_To be done_. Keep pictures out. Copy exactly the lines from the one containing "Output the Python" to the one containing "plt.rcParams['font.family'] = ['Liberation", endpoints included.

_Entries shown_.
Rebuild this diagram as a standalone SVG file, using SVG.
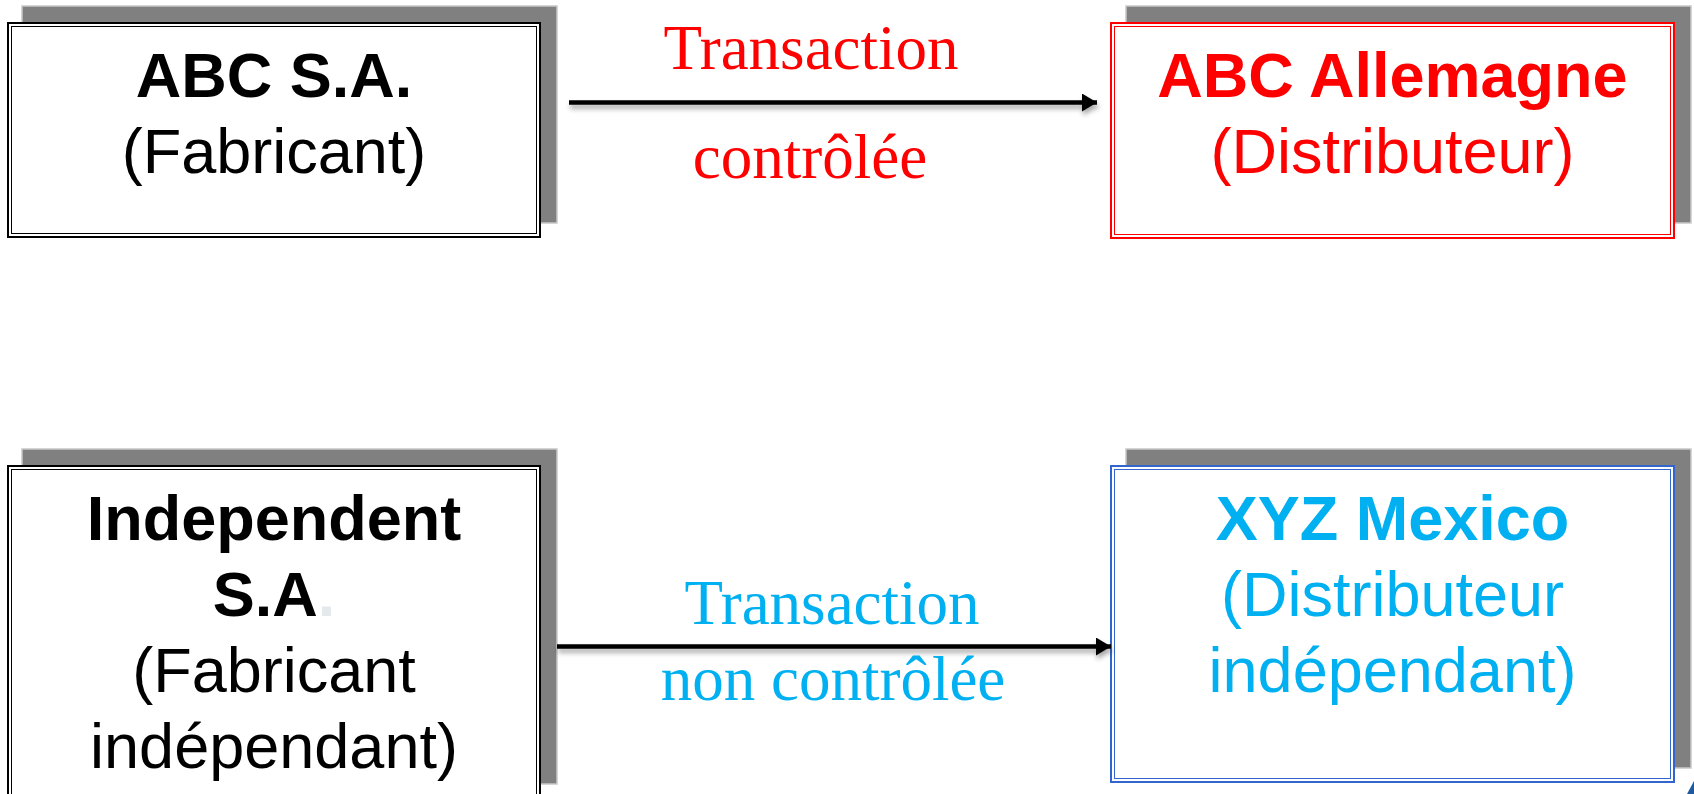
<svg xmlns="http://www.w3.org/2000/svg" width="1694" height="794" viewBox="0 0 1694 794">
  <style>
    .shadow { fill: #808080; stroke: #c8c8c8; stroke-width: 1.5; }
    .box { fill: #ffffff; }
    .outer { fill: none; stroke-width: 2; }
    .inner { fill: none; stroke-width: 1; }
    .blk { stroke: #000000; }
    .red { stroke: #ff0000; }
    .blu { stroke: #3366cc; }
    .sans { font-family: "Liberation Sans", Arial, sans-serif; font-size: 63px; text-anchor: middle; }
    .serif { font-family: "Liberation Serif", "Times New Roman", serif; font-size: 63px; text-anchor: middle; }
    .b { font-weight: bold; }
    .tred { fill: #ff0000; }
    .tblue { fill: #00b0f0; }
    .tblack { fill: #000000; }
    .conn { stroke: #000000; stroke-width: 4.5; fill: none; }
  </style>
  <defs>
    <marker id="arrow" viewBox="0 0 15 18" refX="15" refY="9" markerWidth="15" markerHeight="18" markerUnits="userSpaceOnUse" orient="auto">
      <path d="M0,0 L15,9 L0,18 Z" fill="#000000"/>
    </marker>
    <filter id="ds" filterUnits="userSpaceOnUse" x="0" y="0" width="1694" height="794">
      <feDropShadow dx="1" dy="4" stdDeviation="2.5" flood-color="#000000" flood-opacity="0.35"/>
    </filter>
  </defs>
  <rect width="1694" height="794" fill="#ffffff"/>

  <g id="node-abc-sa">
    <rect class="shadow" x="22" y="6" width="535" height="217"/>
    <rect class="box" x="7" y="22" width="534" height="216"/>
    <rect class="outer blk" x="8" y="23" width="532" height="214"/>
    <rect class="inner blk" x="11.5" y="26.5" width="525" height="207"/>
    <text class="sans b tblack" x="274" y="97">ABC S.A.</text>
    <text class="sans tblack" x="274" y="173">(Fabricant)</text>
  </g>

  <g id="node-abc-allemagne">
    <rect class="shadow" x="1126" y="6" width="565" height="217"/>
    <rect class="box" x="1110" y="22" width="565" height="217"/>
    <rect class="outer red" x="1111" y="23" width="563" height="215"/>
    <rect class="inner red" x="1114.5" y="26.5" width="556" height="208"/>
    <text class="sans b tred" x="1392.5" y="97">ABC Allemagne</text>
    <text class="sans tred" x="1392.5" y="173">(Distributeur)</text>
  </g>

  <g id="node-independent">
    <rect class="shadow" x="22" y="449" width="535" height="335"/>
    <rect class="box" x="7" y="465" width="534" height="345"/>
    <rect class="outer blk" x="8" y="466" width="532" height="343"/>
    <rect class="inner blk" x="11.5" y="469.5" width="525" height="336"/>
    <text class="sans b tblack" x="274" y="540">Independent</text>
    <text class="sans b tblack" x="274" y="616">S.A<tspan fill="#e4eaec">.</tspan></text>
    <text class="sans tblack" x="274" y="692">(Fabricant</text>
    <text class="sans tblack" x="274" y="768">indépendant)</text>
  </g>

  <g id="node-xyz-mexico">
    <rect class="shadow" x="1126" y="449" width="565" height="319"/>
    <rect class="box" x="1110" y="465" width="565" height="318"/>
    <rect class="outer blu" x="1111" y="466" width="563" height="316"/>
    <rect class="inner blu" x="1114.5" y="469.5" width="556" height="309"/>
    <text class="sans b tblue" x="1392.5" y="540">XYZ Mexico</text>
    <text class="sans tblue" x="1392.5" y="616">(Distributeur</text>
    <text class="sans tblue" x="1392.5" y="692">indépendant)</text>
  </g>

  <g id="connectors">
    <g id="edge-controlled">
      <line class="conn" x1="569" y1="102.5" x2="1097" y2="102.5" marker-end="url(#arrow)" filter="url(#ds)"/>
      <text class="serif tred" x="811" y="69">Transaction</text>
      <text class="serif tred" x="810" y="178">contrôlée</text>
    </g>
    <g id="edge-uncontrolled">
      <line class="conn" x1="557" y1="646.5" x2="1111" y2="646.5" marker-end="url(#arrow)" filter="url(#ds)"/>
      <text class="serif tblue" x="832" y="624">Transaction</text>
      <text class="serif tblue" x="833" y="700">non contrôlée</text>
    </g>
  </g>

  <polygon points="1687,794 1694,781 1694,794" fill="#1f5a9e"/>
</svg>
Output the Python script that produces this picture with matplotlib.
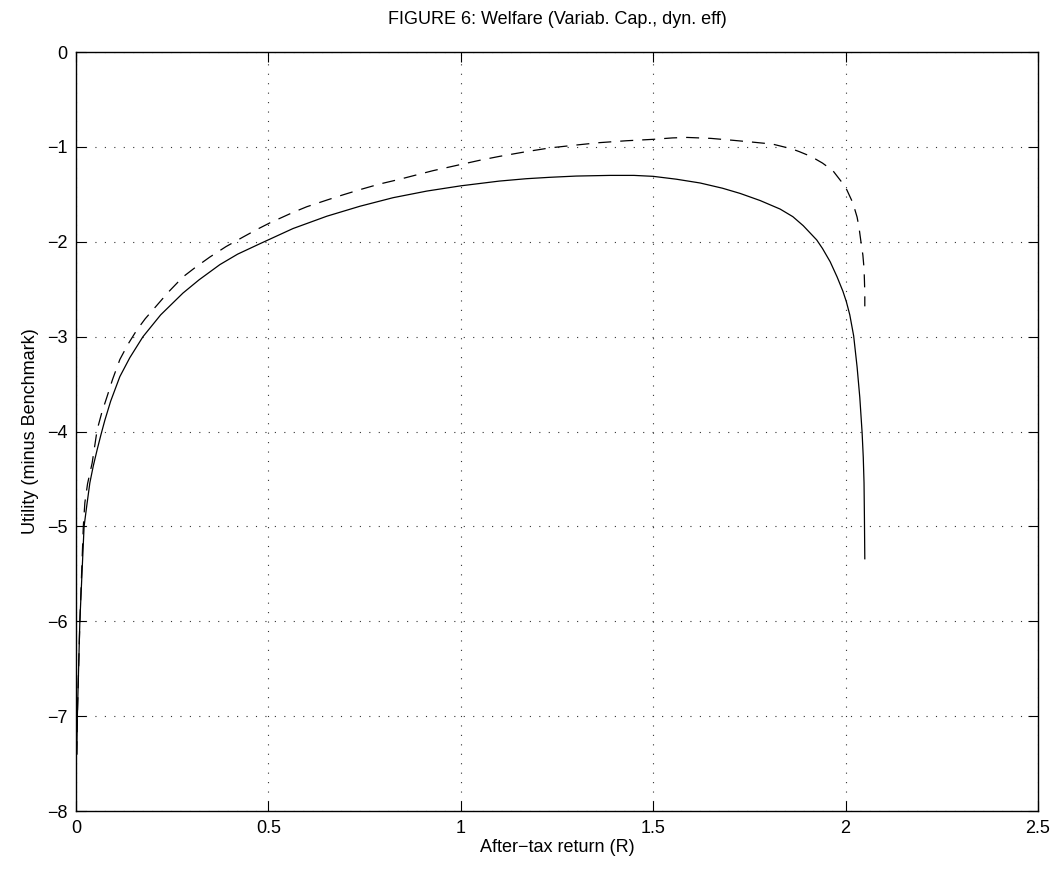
import numpy as np
import matplotlib.pyplot as plt

plt.rcParams['font.family'] = ['Liberation Sans', 'DejaVu Sans']

# welfare curve, variable capital (solid)
r_solid = [0.002, 0.0035, 0.010, 0.021, 0.028, 0.036, 0.045, 0.055, 0.065,
           0.075, 0.09, 0.114, 0.14, 0.174, 0.22, 0.278, 0.32, 0.374, 0.42,
           0.478, 0.564, 0.652, 0.738, 0.824, 0.912, 1.0, 1.05, 1.10, 1.17,
           1.232, 1.30, 1.388, 1.45, 1.5, 1.56, 1.622, 1.68, 1.726, 1.778,
           1.83, 1.863, 1.89, 1.925, 1.94, 1.96, 1.978, 1.993, 2.002, 2.011,
           2.021, 2.03, 2.037, 2.043, 2.046, 2.048, 2.049, 2.05]
u_solid = [-7.4, -7.0, -6.0, -5.0, -4.78, -4.54, -4.36, -4.19, -4.03,
           -3.88, -3.68, -3.42, -3.22, -3.0, -2.77, -2.54, -2.40, -2.24, -2.13,
           -2.02, -1.86, -1.73, -1.625, -1.535, -1.465, -1.41, -1.385, -1.36,
           -1.335, -1.32, -1.307, -1.30, -1.30, -1.31, -1.34, -1.38, -1.435,
           -1.49, -1.565, -1.655, -1.735, -1.83, -1.98, -2.07, -2.21, -2.37,
           -2.52, -2.63, -2.77, -2.99, -3.32, -3.64, -4.01, -4.27, -4.54,
           -4.9, -5.34]

# dynamic efficiency case (dashed)
r_dash = [0.002, 0.0035, 0.010, 0.019, 0.023, 0.03, 0.042, 0.055, 0.067,
          0.08, 0.095, 0.114, 0.135, 0.158, 0.18, 0.21, 0.24, 0.278, 0.31,
          0.348, 0.39, 0.434, 0.47, 0.504, 0.564, 0.60, 0.652, 0.69, 0.738,
          0.79, 0.842, 0.88, 0.928, 1.0, 1.05, 1.10, 1.17, 1.232, 1.30, 1.36,
          1.43, 1.5, 1.55, 1.588, 1.65, 1.707, 1.76, 1.81, 1.84, 1.86, 1.88,
          1.91, 1.94, 1.967, 1.988, 2.003, 2.019, 2.03, 2.035, 2.04, 2.045,
          2.048, 2.049, 2.05, 2.05]
u_dash = [-7.4, -7.0, -6.0, -5.0, -4.75, -4.55, -4.33, -3.98, -3.80,
          -3.64, -3.45, -3.24, -3.08, -2.93, -2.81, -2.67, -2.53, -2.37, -2.27,
          -2.16, -2.05, -1.95, -1.87, -1.80, -1.69, -1.63, -1.56, -1.51, -1.45,
          -1.39, -1.34, -1.30, -1.25, -1.185, -1.14, -1.10, -1.05, -1.01, -0.98,
          -0.955, -0.935, -0.92, -0.905, -0.90, -0.91, -0.93, -0.95, -0.97, -1.0,
          -1.02, -1.05, -1.10, -1.17, -1.25, -1.36, -1.45, -1.59, -1.74, -1.85,
          -2.0, -2.14, -2.28, -2.4, -2.54, -2.68]

fig = plt.figure(figsize=(10.6, 8.76), dpi=100)
ax = fig.add_axes([0.0717, 0.074, 0.9075, 0.8666])

ax.plot(r_solid, u_solid, color='black', lw=0.9)
ax.plot(r_dash, u_dash, color='black', lw=0.9, dashes=(10.4, 7.2))

ax.set_xlim(0, 2.5)
ax.set_ylim(-8, 0)
ax.set_xticks([0, 0.5, 1, 1.5, 2, 2.5])
ax.set_xticklabels(['0', '0.5', '1', '1.5', '2', '2.5'])
ax.set_yticks(np.arange(-8, 1, 1))
ax.set_yticklabels(['\u22128', '\u22127', '\u22126', '\u22125', '\u22124',
                    '\u22123', '\u22122', '\u22121', '0'])
ax.grid(True, color='#333333', lw=0.8, linestyle=(0, (1, 7.5)))
ax.tick_params(direction='in', length=7, width=0.8, labelsize=13,
               top=True, right=True, pad=6)
for s in ax.spines.values():
    s.set_linewidth(1.0)

ax.set_title('FIGURE 6: Welfare (Variab. Cap., dyn. eff)', fontsize=13, pad=20)
ax.set_xlabel('After\u2212tax return (R)', fontsize=13, labelpad=2)
ax.set_ylabel('Utility (minus Benchmark)', fontsize=13, labelpad=6)

fig.savefig('out.png', dpi=100)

_Result_.
Output the Python script that produces this picture with matplotlib.
import numpy as np
import matplotlib.pyplot as plt

plt.rcParams['font.family'] = ['Liberation Sans', 'DejaVu Sans']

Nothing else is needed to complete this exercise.